Pushing the Limits of the Netflix Prize

By Nicko Margolies on November 25, 2008

Since October 2006, Netflix has held a competition to improve their movie recommendation system.  The Netflix Prize is $1 million for anyone who can beat their existing system with a 10% accuracy improvement.  So far, around 30,000 teams have registered for the challenge and the top ten teams boast improvements around 9% over the incumbent recommendation engine, Cinematch.  Each team of competitors is hard at work generating an algorithm that can predict human behavior through movie predictions.  However, many believe they’ve reached the limits of computer prediction. Applying mathematical formulas to the data set provided by Netflix has yielded impressive improvements and the New York Times Magazine article does a great job in breaking down the equations:

Singular value decomposition works by uncovering “factors” that Netflix customers like or don’t like. Say, for example, that “Sleepless in Seattle” has been rated by 200,000 Netflix users. In one sense, this is just a huge list of numbers — user No. 452 gave it two stars; No. 985 gave it five stars; and so on.
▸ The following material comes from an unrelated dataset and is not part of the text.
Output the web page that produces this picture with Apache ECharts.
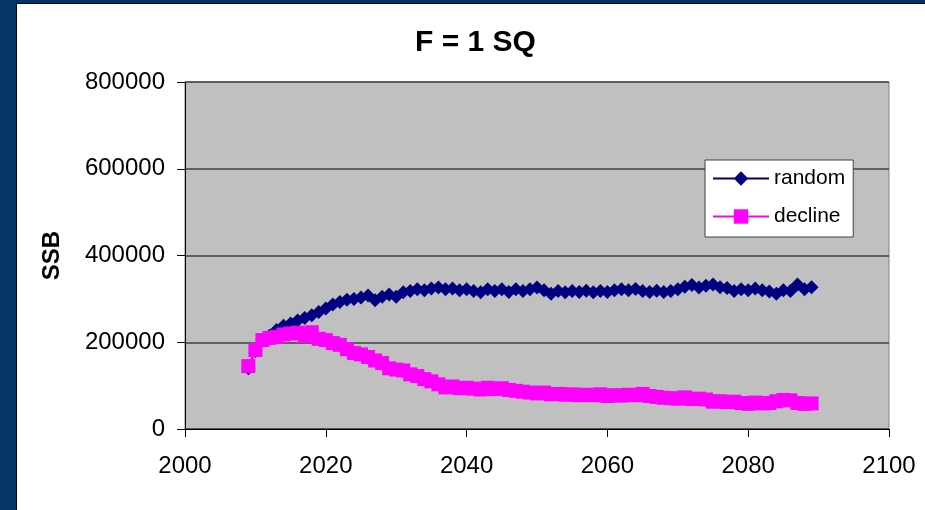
<!DOCTYPE html>
<html>
<head>
<meta charset="utf-8">
<script src="https://cdn.jsdelivr.net/npm/echarts@6/dist/echarts.min.js"></script>
<style>
html,body{margin:0;padding:0;background:#fff;}
#chart{width:925px;height:510px;}
</style>
</head>
<body>
<div id="chart"></div>
<script>
const years = [];
for (let y = 2009; y <= 2089; y++) years.push(y);

const randomSSB = [
 140000,180000,205000,215000,228000,238000,243000,250000,256000,262000,
 270000,278000,287000,293000,298000,300000,303000,308000,297000,305000,
 310000,305000,315000,318000,322000,320000,324000,326000,322000,324000,
 320000,322000,318000,315000,322000,318000,322000,316000,322000,318000,
 322000,326000,320000,312000,318000,315000,318000,316000,319000,315000,
 318000,316000,320000,322000,320000,323000,318000,316000,319000,316000,
 318000,322000,328000,332000,326000,330000,333000,327000,325000,318000,
 322000,320000,324000,320000,317000,312000,320000,318000,333000,322000,
 327000
];
const declineSSB = [
 145000,182000,205000,210000,212000,218000,220000,222000,215000,223000,
 208000,205000,198000,194000,184000,175000,172000,166000,158000,152000,
 140000,137000,135000,126000,122000,115000,110000,103000,96000,98000,
 94000,95000,93000,91000,95000,92000,94000,90000,88000,86000,
 84000,82000,84000,80000,81000,79000,80000,78000,79000,78000,
 80000,76000,78000,77000,79000,78000,81000,76000,74000,72000,
 71000,70000,73000,69000,70000,68000,63000,64000,62000,63000,
 60000,58000,61000,59000,60000,64000,67000,66000,60000,58000,
 59000
];
const seriesNames = ['random', 'decline'];
const chartTitle = 'F = 1 SQ';
const yAxisName = 'SSB';

const FONT = 'Liberation Sans, Arial, sans-serif';
const chart = echarts.init(document.getElementById('chart'));
const toPairs = arr => years.map((y, i) => [y, arr[i]]);

chart.setOption({
  backgroundColor: '#ffffff',
  animation: false,
  graphic: [
    { type: 'rect', shape: { x: 0, y: 0, width: 925, height: 3 }, style: { fill: '#053567' }, z: 100 },
    { type: 'rect', shape: { x: 0, y: 0, width: 16, height: 510 }, style: { fill: '#053567' }, z: 100 },
    { type: 'rect', shape: { x: 16, y: 3, width: 909, height: 1 }, style: { fill: '#000' }, z: 100 },
    { type: 'rect', shape: { x: 16, y: 3, width: 1, height: 507 }, style: { fill: '#000' }, z: 100 }
  ],
  title: {
    text: chartTitle,
    left: 415,
    top: 28,
    padding: 0,
    textStyle: { fontFamily: FONT, fontSize: 30, fontWeight: 'bold', color: '#000' }
  },
  legend: {
    data: seriesNames,
    orient: 'vertical',
    left: 705,
    top: 160,
    padding: [8, 8, 10, 7],
    itemGap: 17,
    itemWidth: 56,
    itemHeight: 18,
    backgroundColor: '#ffffff',
    borderColor: '#404040',
    borderWidth: 1,
    borderRadius: 0,
    textStyle: { fontFamily: FONT, fontSize: 21, color: '#000' }
  },
  grid: {
    left: 185, right: 36, top: 82, bottom: 81,
    show: true,
    backgroundColor: '#C0C0C0',
    borderColor: '#808080',
    borderWidth: 1
  },
  xAxis: {
    type: 'value',
    min: 2000, max: 2100, interval: 20,
    axisLine: { show: true, lineStyle: { color: '#000', width: 1 } },
    axisTick: { show: true, length: 8, lineStyle: { color: '#000' } },
    axisLabel: { fontFamily: FONT, fontSize: 24, color: '#000', margin: 25, formatter: v => String(v) },
    splitLine: { show: false }
  },
  yAxis: {
    type: 'value',
    min: 0, max: 800000, interval: 200000,
    name: yAxisName,
    nameLocation: 'middle',
    nameRotate: 90,
    nameGap: 121,
    nameTextStyle: { fontFamily: FONT, fontSize: 24, fontWeight: 'bold', color: '#000' },
    axisLine: { show: true, lineStyle: { color: '#000', width: 1 } },
    axisTick: { show: true, length: 8, lineStyle: { color: '#000' } },
    axisLabel: { fontFamily: FONT, fontSize: 24, color: '#000', margin: 20, formatter: v => String(v) },
    splitLine: { show: true, lineStyle: { color: '#404040', width: 1.5 } }
  },
  series: [
    {
      name: seriesNames[0], type: 'line', data: toPairs(randomSSB),
      symbol: 'diamond', symbolSize: 14, showAllSymbol: true,
      itemStyle: { color: '#000080' },
      lineStyle: { color: '#000080', width: 1.5 }
    },
    {
      name: seriesNames[1], type: 'line', data: toPairs(declineSSB),
      symbol: 'rect', symbolSize: 14, showAllSymbol: true,
      itemStyle: { color: '#FF00FF' },
      lineStyle: { color: '#FF00FF', width: 1.5 }
    }
  ]
});
</script>
</body>
</html>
But you could also think of those ratings as individual reactions to various aspects of the movie. “Sleepless in Seattle” is a “chick flick,” a comedy, a star vehicle for Tom Hanks; each customer is reacting to how much — or how little — he or she likes “chick flicks,” comedies and Tom Hanks. Singular value decomposition takes the mass of Netflix data — 17,770 movies, ratings by 480,189 users — and automatically sorts the films. The programmers do not actively tell the computer what to look for; they just run the algorithm until it groups together movies that share qualities with predictive value.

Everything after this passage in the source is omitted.